Tuesday, August 1, 2017

"Let It Be" -- Eating Only What I Grow Installment August 1st 2017



Well, it's the first day of not having the huge store in Swormville.  I moved all my stuff out of the shop yesterday and I'm feeling sluggish today to say the least.  Most of the stuff is in storage waiting for me to set up at the new smaller store in which I will have less stress and more free time.  I am looking forward to this. 
This is the reason for such a huge lapse between blogs.  I was so busy with the store closing sale and then the looming move, it was difficult to even think, say nothing about gardening and all the other things that go along with it. 

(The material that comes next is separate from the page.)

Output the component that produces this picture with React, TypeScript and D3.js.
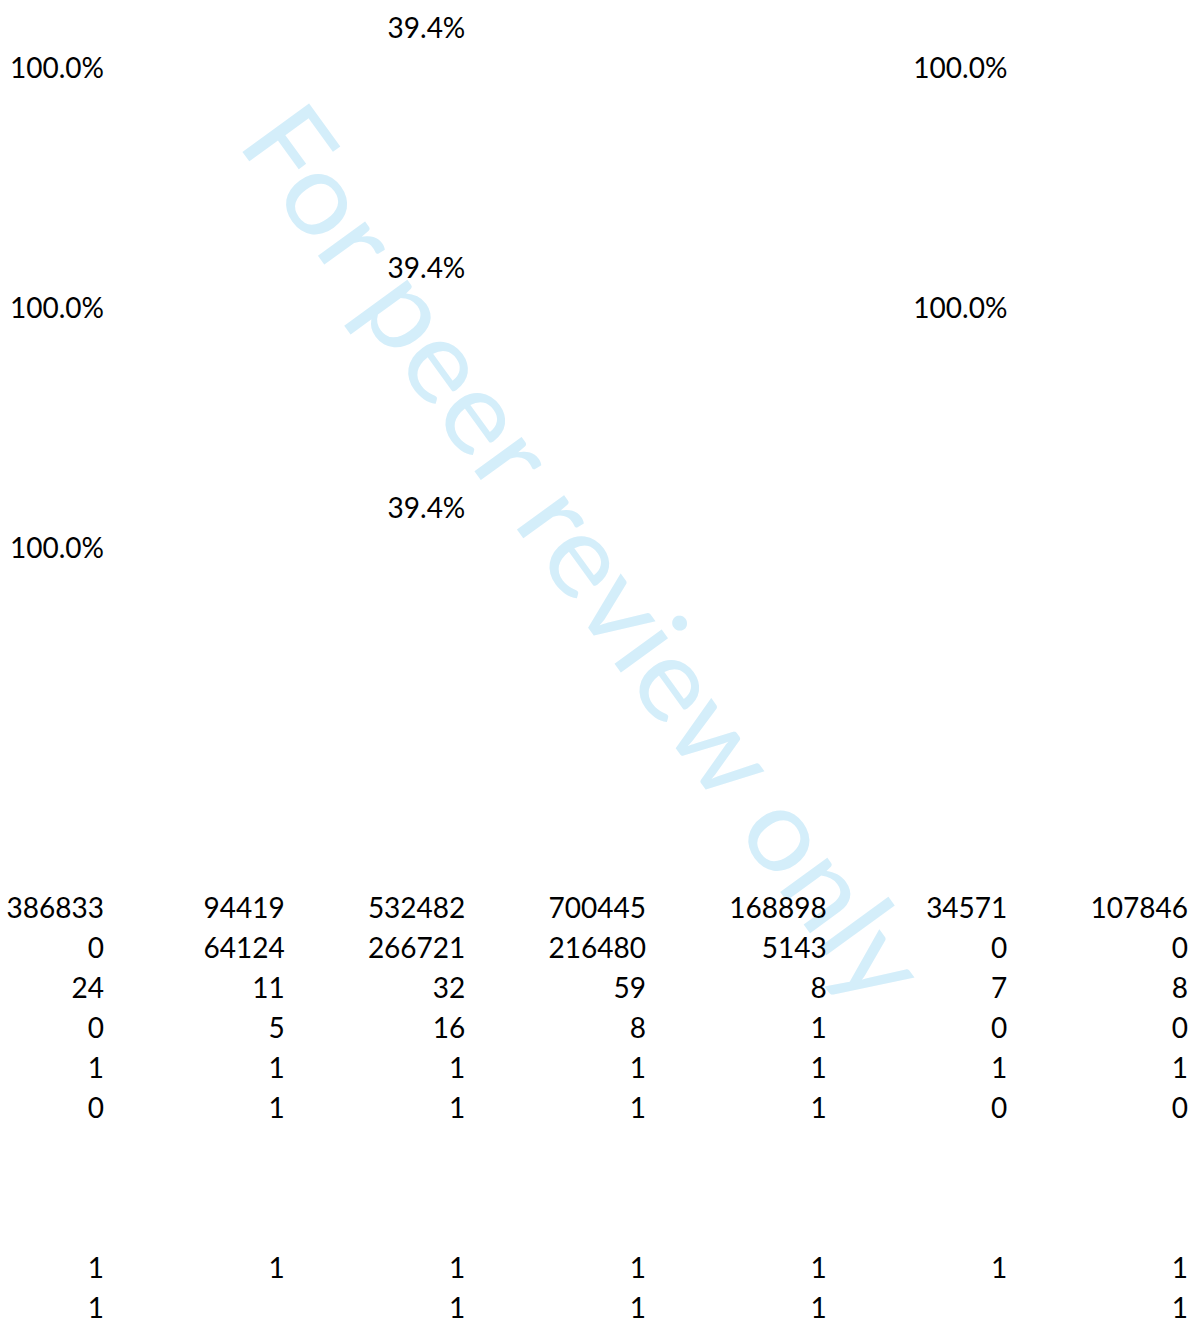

So today, for the first time in a very long time, I am a free woman.  I have no place I absolutely have to be today.  So, I have plopped myself down under the oak tree in the yard with Pickles the cat and I am giving myself time to write.  And be.  Mike is in the house vacuuming, so there is no peace like the oak tree.  Pickles is rolling around on his back purring, trying to get my undivided attention.  This is a fun thing to watch.  Such a silly. 
So, needless to say, my blog and my gardens have been neglected.  The cucumbers need to be picked.  The tansy is falling all over the sweet annie and my broccoli plants giving them too much shade.  There are still herbs to be planted.  The calendula has flowered so much that many of the flowers have gone to seed and I need to pick them all off so I keep getting flowers all season.  Not really a big deal, as they flowered until after frost last year.  I was busy with the store last year, so nothing even got picked, I don't think. 
There are a few things in the garden that seem to have been waiting for me to return from being too busy.  The zucchini, yellow squash and my favorite patty pans haven't even begun to give me the abundant crop they usually do.  I've only had a few.  The cucumbers have been giving me one to two a day because they knew I needed to eat a few a day to stay healthy during this period of stress.  I noticed two berries on the black berry plants that were ripe, so it seems they will be just getting around to  be ripe just in time for me to freeze them for the winter.   No tomatoes yet.  No beans yet.  They have all been patiently waiting for me.
I really feel this amazing connection to the earth, the animals, the seasons, the plants.  In all my endeavors in my life, I feel very strongly that this one thing is the very reason things always work out for me.  Of course I work really hard at the things I do, but things just seem to come into place at the very moment I need them.  I looked for two months to find a new shop.  Nothing was charming enough or inexpensive enough to put it in place for me.  So I gave it up and let it go.  A couple days later my friend let me know she had taken over a shop and had a big room for me to rent.  Exactly the situation I needed at that time. 
I also have the whole gratitude thing.  I don't think we give gratitude enough attention.  If we are grateful of the things that happen even though they may not seem great at the time, things will work out for the best.  I see people doing things out of spite, and hate and jealousy and they get back only what they put out.  Things don't work out for people when they work out of a bad place in their heart.
So, my gardens and my animals have been waiting for me to have time for them.  My connection with nature allows me freedom to work things out.  Connection has many facets.  Respect is a big one.  Letting nature be nature.  Trying to control it with herbicides, pesticides and all sorts of poisons or machines is only counter -productive.  Nature always wins.  If we let a few weeds grow where nature thinks they should grow, we may find amazing things.  Like an abundance of bees or butterflies that have been dropping in population.  This of course is an example that could be so many different things. 
Let things be.  Let yourself just be.  Stop trying to control everything in life.  It doesn't work.  Nature always wins.  Be grateful for it.